**EXERCISE AIM:** Retype only the lines running from the line that contains "Convert this chart to Plotly code." to the line that contains "day_hours = [0, 24, 48, 72, 96, 120, 144]", inclusive, and leave the pictures behind.

**MATERIAL FOR THIS TASK:**
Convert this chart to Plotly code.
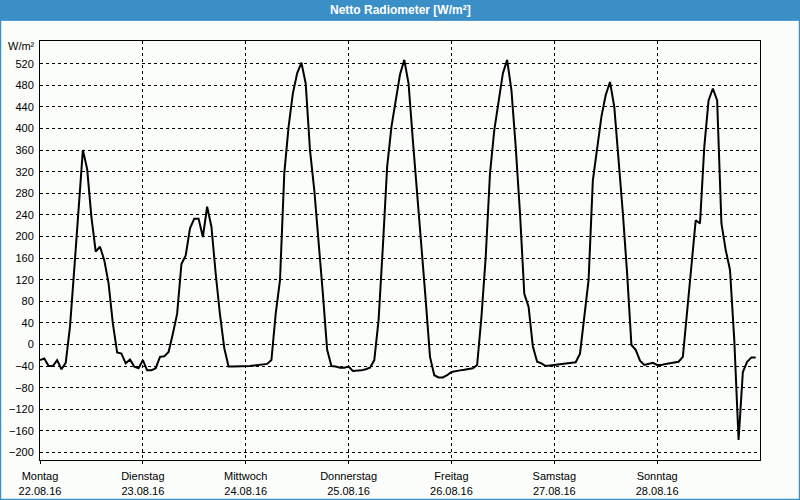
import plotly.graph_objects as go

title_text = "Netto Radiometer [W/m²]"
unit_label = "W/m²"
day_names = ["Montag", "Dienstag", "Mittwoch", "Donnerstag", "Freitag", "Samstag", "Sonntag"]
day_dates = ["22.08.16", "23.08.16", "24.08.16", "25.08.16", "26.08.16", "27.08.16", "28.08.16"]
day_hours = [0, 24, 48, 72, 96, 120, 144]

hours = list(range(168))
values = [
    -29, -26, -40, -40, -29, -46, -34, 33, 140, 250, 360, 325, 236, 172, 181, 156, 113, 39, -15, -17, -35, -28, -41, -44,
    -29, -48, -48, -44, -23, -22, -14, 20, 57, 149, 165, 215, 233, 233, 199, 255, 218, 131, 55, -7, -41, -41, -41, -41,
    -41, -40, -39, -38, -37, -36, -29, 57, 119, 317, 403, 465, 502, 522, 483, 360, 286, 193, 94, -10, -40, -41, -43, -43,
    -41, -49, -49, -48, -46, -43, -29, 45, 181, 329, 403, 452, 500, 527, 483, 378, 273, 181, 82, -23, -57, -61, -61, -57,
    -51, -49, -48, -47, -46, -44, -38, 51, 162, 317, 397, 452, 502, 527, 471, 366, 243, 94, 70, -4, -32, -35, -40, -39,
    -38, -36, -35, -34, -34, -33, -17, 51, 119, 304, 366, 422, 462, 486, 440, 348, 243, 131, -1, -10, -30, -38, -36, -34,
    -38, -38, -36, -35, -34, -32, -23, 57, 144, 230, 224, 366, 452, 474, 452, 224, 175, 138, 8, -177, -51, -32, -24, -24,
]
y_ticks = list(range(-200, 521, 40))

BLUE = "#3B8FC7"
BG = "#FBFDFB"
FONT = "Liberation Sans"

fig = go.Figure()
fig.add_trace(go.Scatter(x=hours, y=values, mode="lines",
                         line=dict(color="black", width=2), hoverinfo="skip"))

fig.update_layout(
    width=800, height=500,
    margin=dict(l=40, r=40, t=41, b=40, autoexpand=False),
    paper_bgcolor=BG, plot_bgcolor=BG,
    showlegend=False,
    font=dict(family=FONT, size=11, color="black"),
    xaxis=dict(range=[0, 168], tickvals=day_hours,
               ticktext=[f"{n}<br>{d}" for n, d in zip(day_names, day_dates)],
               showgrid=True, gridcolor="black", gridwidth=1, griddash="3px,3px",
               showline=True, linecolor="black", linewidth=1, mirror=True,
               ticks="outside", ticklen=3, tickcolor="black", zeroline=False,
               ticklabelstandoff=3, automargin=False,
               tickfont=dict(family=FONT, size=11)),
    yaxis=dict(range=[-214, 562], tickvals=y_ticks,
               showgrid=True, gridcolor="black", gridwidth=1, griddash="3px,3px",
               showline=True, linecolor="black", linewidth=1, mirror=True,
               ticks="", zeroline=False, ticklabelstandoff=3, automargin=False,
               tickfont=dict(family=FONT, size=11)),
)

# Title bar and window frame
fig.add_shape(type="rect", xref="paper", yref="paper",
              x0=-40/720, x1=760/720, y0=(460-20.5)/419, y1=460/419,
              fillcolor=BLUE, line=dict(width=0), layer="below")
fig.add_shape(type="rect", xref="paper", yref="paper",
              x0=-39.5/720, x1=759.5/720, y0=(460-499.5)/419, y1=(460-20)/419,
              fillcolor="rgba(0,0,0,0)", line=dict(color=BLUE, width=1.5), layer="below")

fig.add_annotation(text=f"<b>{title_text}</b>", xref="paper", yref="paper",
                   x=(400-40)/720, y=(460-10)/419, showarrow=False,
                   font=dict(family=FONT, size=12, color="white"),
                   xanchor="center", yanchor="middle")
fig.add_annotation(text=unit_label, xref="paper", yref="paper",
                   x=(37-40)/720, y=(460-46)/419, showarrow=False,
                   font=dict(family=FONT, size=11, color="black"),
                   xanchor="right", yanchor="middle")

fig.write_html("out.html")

--

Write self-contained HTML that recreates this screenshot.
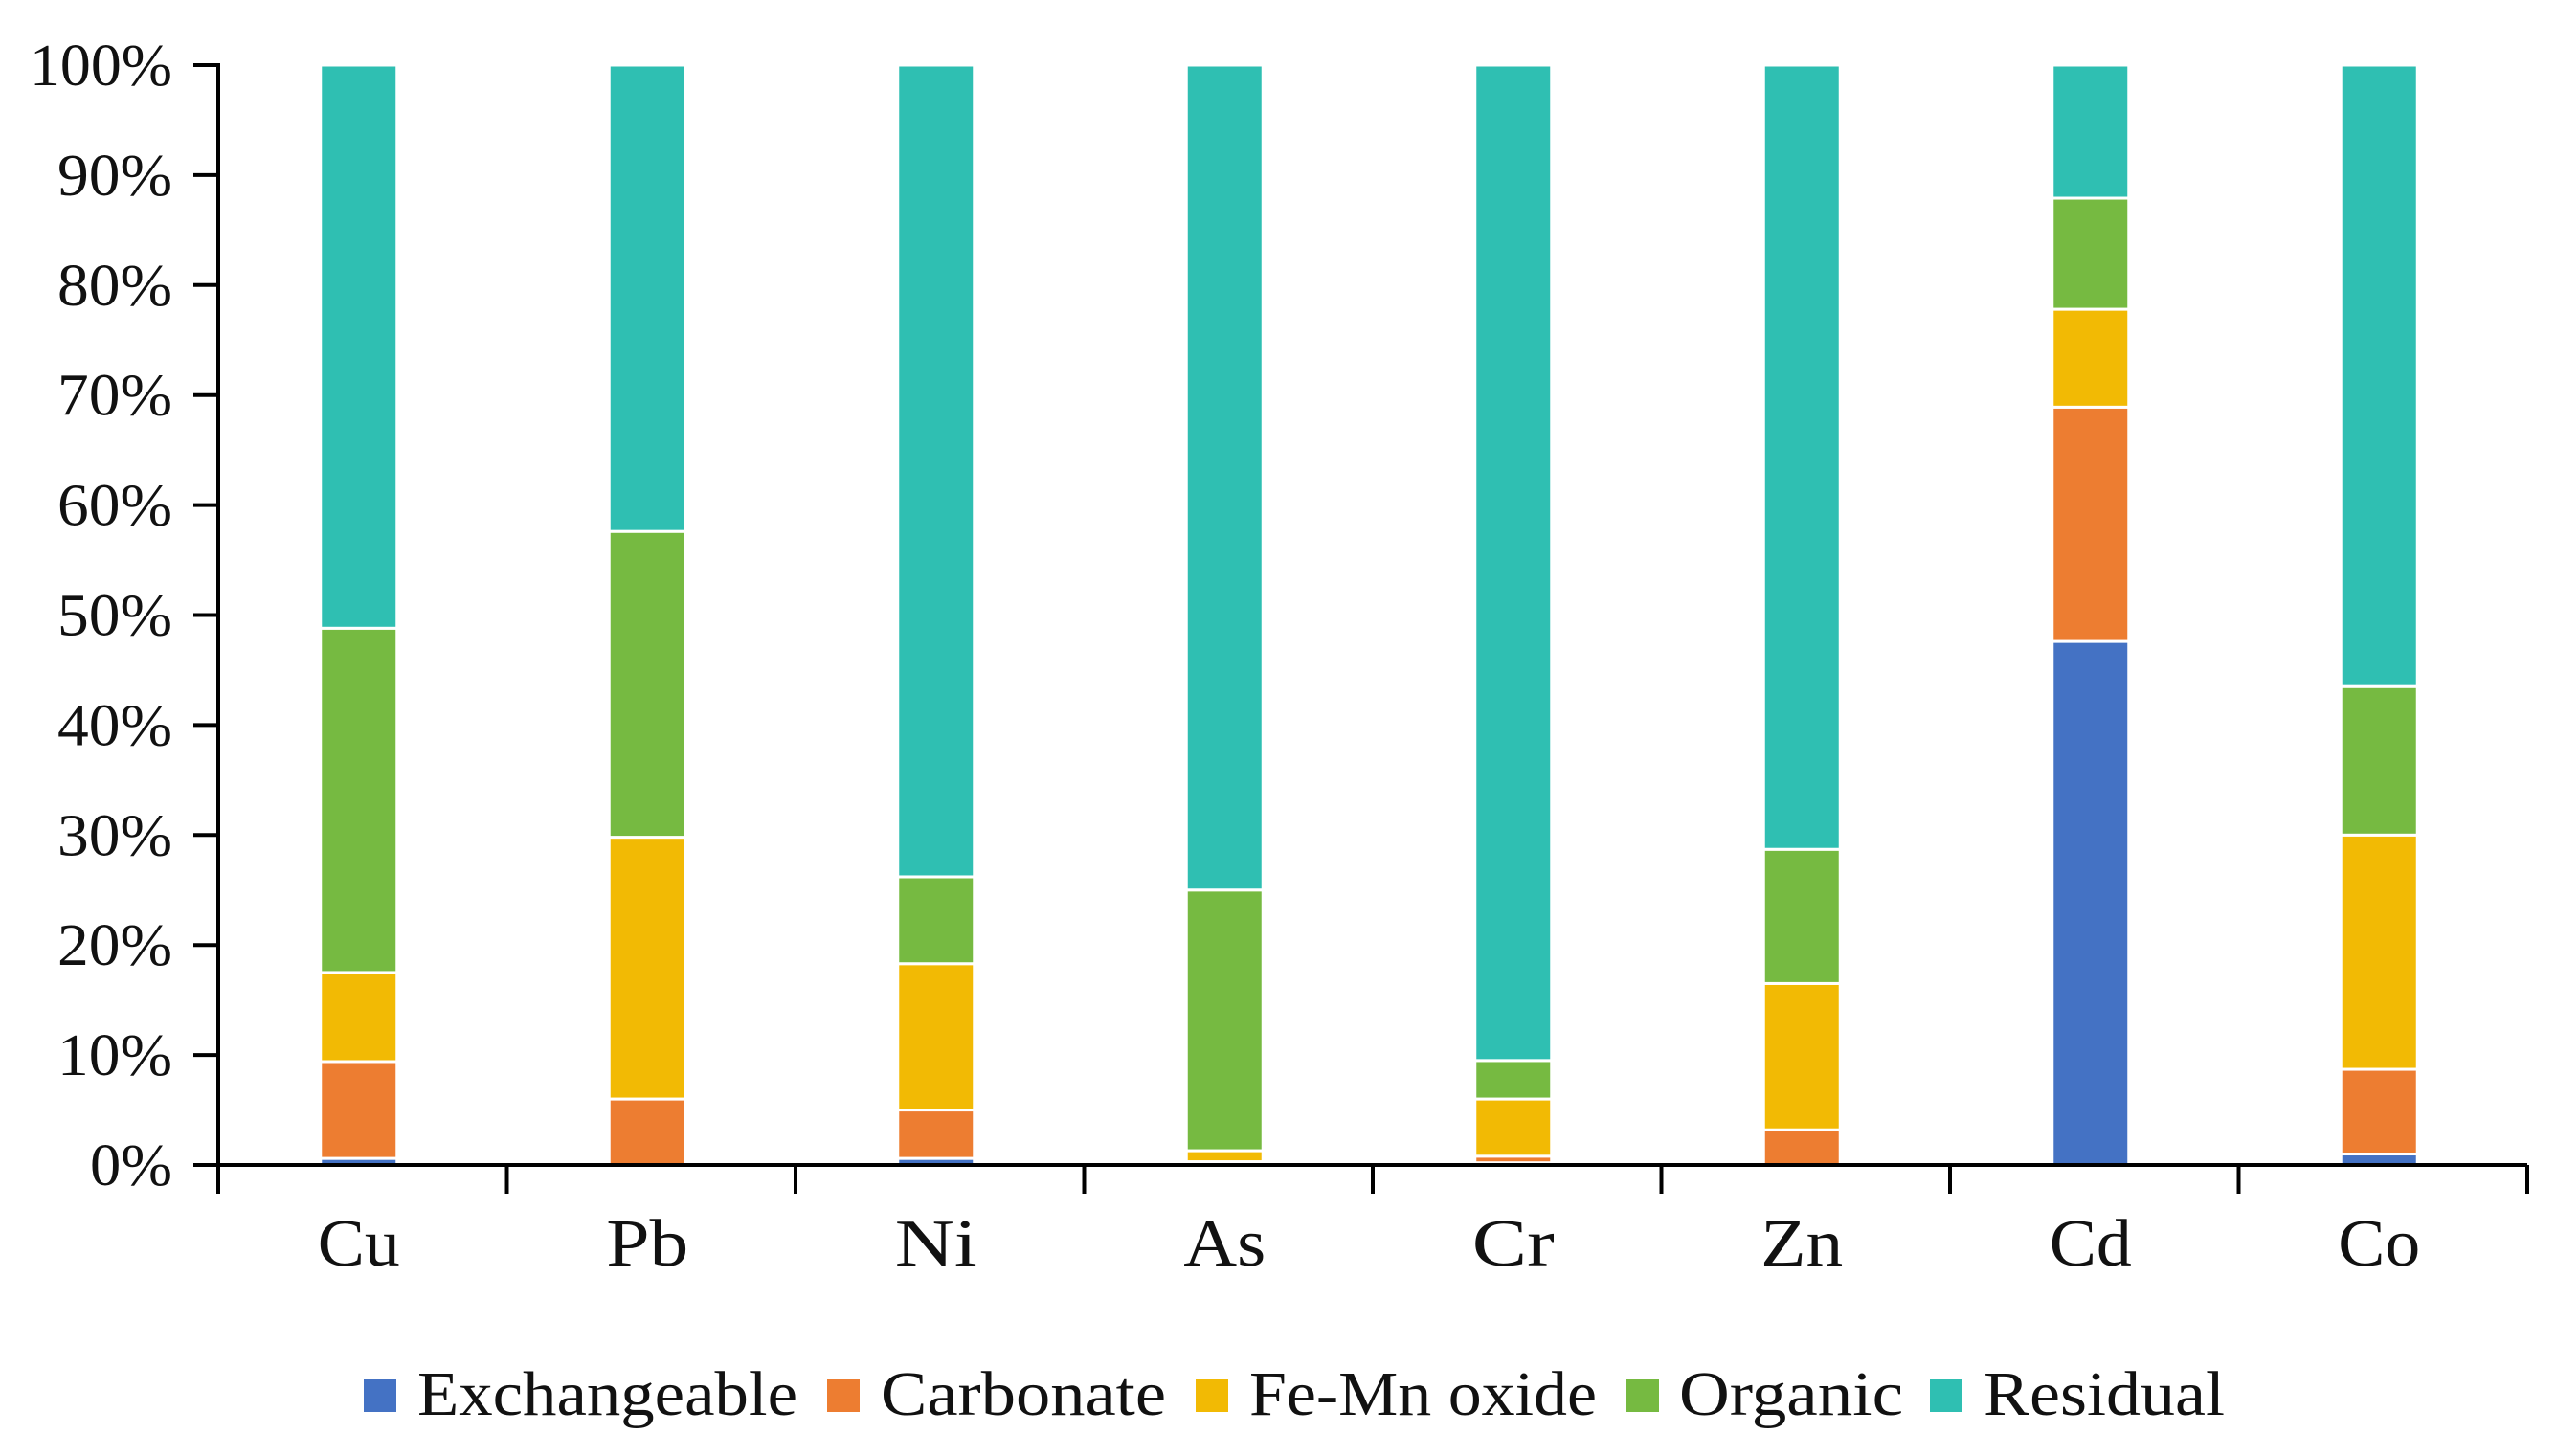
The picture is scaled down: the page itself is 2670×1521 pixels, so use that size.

**ANSWER TO THIS PROBLEM:**
Convert this chart to Plotly code.
import plotly.graph_objects as go

title_text = "Netto Radiometer [W/m²]"
unit_label = "W/m²"
day_names = ["Montag", "Dienstag", "Mittwoch", "Donnerstag", "Freitag", "Samstag", "Sonntag"]
day_dates = ["22.08.16", "23.08.16", "24.08.16", "25.08.16", "26.08.16", "27.08.16", "28.08.16"]
day_hours = [0, 24, 48, 72, 96, 120, 144]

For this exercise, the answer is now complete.